Major results. We found that associations between genetic diversity measures with niche centrality or other factors were mixed. Most of the measures did not exhibit a clear association with niche centrality. For example, πS and number of alleles were more strongly predicted by longitude, reflecting historical expansion. Heterozygosity was affected by the process of genetic drift, especially in populations which have suffered severe bottlenecks and have remained isolated for long periods of time. However, we did find that the πN/πS ratio was positively correlated with niche centrality. Populations closer to niche optimum therefore have a lower accumulation of deleterious mutations, in other words, this measure was more related to the ecological conditions rather than phylogeographic factors. Higher values of πN/πS indicate that purifying selection in marginal populations has been relaxed, as consequence of reduction in effective population sizes, and might be an indicator of reduced adaptive potential in such population. These results suggest that a good knowledge of both phylogeographic and ecological factors is necessary to understand the accumulation of genetic diversity.
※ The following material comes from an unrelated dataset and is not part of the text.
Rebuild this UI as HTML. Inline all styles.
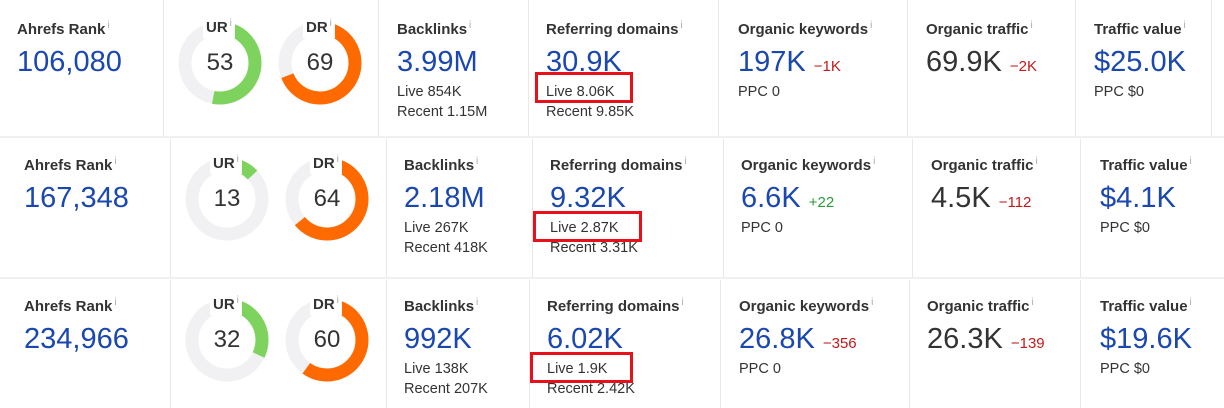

Unexpected outcomes. We had not initially planned to consider the πN/πS ratio and we were just going to focus on genetic variation measures (number of alleles, heterozygosity, nucleotide diversity). But when my supervisor, Ph D. Juan Pablo Jaramillo Correa, came back from sabbatical, he suggested that we consider a measure that reflects changes in the allelic frequency spectrum, which led to us using the πN/πS ratio for the accumulation of deleterious mutations. This turned out to be a great decision because we found that πN/πS is significantly correlated with niche centrality expectations and can provide a good proxy for genetic diversity.
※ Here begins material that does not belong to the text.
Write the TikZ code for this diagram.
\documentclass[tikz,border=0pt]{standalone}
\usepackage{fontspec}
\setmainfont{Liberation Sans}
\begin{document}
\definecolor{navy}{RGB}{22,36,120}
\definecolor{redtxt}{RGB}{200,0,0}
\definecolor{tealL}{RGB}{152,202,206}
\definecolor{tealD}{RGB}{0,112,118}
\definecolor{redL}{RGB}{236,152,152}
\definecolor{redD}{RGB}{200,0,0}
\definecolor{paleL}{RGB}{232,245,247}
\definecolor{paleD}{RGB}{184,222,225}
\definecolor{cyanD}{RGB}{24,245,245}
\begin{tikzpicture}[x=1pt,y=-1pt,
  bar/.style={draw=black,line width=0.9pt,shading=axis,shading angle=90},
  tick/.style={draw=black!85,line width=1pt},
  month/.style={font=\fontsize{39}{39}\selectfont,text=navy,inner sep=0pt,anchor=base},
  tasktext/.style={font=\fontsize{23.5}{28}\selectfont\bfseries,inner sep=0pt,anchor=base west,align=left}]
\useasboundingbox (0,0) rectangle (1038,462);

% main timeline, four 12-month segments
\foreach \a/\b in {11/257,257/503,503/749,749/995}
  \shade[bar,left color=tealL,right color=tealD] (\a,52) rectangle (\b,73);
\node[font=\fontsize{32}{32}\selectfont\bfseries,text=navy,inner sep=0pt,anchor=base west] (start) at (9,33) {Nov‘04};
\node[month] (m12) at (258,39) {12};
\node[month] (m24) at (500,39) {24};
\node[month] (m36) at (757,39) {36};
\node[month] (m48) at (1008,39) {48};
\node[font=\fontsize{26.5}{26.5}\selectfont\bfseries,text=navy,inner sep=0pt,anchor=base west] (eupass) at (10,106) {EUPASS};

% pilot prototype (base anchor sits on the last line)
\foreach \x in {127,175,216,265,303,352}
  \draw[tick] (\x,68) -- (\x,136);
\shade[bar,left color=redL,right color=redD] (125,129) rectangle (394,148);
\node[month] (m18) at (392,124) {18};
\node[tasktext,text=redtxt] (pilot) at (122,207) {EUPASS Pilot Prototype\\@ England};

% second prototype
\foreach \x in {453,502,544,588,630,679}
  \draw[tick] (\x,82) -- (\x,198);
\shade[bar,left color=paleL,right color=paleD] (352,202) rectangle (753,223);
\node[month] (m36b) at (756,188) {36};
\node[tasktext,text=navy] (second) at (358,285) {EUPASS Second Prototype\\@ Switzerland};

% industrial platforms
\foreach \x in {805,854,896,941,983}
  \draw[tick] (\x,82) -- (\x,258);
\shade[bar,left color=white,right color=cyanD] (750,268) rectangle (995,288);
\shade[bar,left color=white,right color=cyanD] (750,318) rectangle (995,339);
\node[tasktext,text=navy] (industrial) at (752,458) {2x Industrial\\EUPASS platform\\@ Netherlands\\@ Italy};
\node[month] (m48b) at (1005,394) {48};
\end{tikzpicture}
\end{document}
(left) Larger trees of Abies religiosa in Puebla state, México. (right) Ovulated cone of Abies religiosa.

Next steps. The next step would be verifying the results of niche centrality with more populations, using genomic and demographic data in different organisms, to verify whether this trend with niche centrality is maintained. If true, niche centrality could be a good proxy of effective sizes in many species without data of genetic diversity. There are certainly important consequences for conservation and for species management if easy to obtain proxies for genetic diversity can be reliably obtained.

If you could study any organism on Earth, what would it be? I would like to study the mistletoes: these plants have coevolved with many species of trees across very contrasting environments. These interactions could tell us about the historical dispersions, adaptations, and even health of forests, which are very important in the context of global warming. I would love to establish common garden experiments to compare ecological niche modelling with experimental data.
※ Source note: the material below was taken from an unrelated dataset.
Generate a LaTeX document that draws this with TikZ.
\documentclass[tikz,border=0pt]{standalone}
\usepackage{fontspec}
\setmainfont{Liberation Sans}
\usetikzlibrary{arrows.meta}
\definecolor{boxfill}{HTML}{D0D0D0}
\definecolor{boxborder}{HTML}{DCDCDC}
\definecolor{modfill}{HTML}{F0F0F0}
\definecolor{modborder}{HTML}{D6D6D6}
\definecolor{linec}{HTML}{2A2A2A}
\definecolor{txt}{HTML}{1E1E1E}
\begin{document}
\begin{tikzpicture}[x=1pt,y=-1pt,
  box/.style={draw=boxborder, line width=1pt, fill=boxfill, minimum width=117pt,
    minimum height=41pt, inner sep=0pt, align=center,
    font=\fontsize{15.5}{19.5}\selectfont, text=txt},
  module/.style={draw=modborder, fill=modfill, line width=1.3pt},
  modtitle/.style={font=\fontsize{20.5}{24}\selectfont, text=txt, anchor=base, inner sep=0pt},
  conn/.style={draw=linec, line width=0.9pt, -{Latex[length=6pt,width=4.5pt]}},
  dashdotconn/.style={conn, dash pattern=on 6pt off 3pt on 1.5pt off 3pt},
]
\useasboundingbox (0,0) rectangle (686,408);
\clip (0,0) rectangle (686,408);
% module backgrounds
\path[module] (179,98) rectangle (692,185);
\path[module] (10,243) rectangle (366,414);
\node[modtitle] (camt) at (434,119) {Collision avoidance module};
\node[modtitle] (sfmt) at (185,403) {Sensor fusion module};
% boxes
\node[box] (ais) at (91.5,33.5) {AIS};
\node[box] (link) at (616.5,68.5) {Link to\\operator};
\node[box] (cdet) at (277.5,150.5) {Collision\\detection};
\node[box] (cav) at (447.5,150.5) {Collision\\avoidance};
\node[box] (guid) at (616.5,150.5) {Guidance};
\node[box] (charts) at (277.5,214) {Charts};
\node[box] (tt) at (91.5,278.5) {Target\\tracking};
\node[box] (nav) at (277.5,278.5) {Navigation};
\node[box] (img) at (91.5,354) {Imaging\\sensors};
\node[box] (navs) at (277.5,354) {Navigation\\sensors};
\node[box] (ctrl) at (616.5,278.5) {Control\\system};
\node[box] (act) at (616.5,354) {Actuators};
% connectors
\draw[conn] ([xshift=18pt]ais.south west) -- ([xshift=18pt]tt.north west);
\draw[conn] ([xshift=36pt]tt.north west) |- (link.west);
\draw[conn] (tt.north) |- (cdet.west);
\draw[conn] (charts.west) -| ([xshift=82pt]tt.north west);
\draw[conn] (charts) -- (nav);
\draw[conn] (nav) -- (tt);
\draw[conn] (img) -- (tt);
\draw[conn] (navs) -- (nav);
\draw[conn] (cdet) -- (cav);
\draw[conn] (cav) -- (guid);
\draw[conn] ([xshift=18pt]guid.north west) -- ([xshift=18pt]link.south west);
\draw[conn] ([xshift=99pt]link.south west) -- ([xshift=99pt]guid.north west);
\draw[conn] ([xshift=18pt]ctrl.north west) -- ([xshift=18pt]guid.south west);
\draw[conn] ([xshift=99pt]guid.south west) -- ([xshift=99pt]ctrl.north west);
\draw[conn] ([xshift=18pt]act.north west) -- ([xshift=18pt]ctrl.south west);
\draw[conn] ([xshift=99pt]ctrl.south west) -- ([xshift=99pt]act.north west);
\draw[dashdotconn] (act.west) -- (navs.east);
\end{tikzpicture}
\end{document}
Anything else to add? Currently, I study aspects of speciation in genus Abies in Mexico with their evolutionary implications. I study the phylogenetic relationships of Mexican firs with data derived from genotyping-by-sequencing. The questions are (i) do phylogenetic clades (if present) fit better the taxonomic description of firs or the geographic regions of Mesoamerica; (ii) can we detect more than one fir expansion wave into Mesoamerica; (iii) is there any evidence for a species radiation; and, if so (iv), can adaptive or non-adaptive forces be inferred within the patterns of diversity at candidate genes?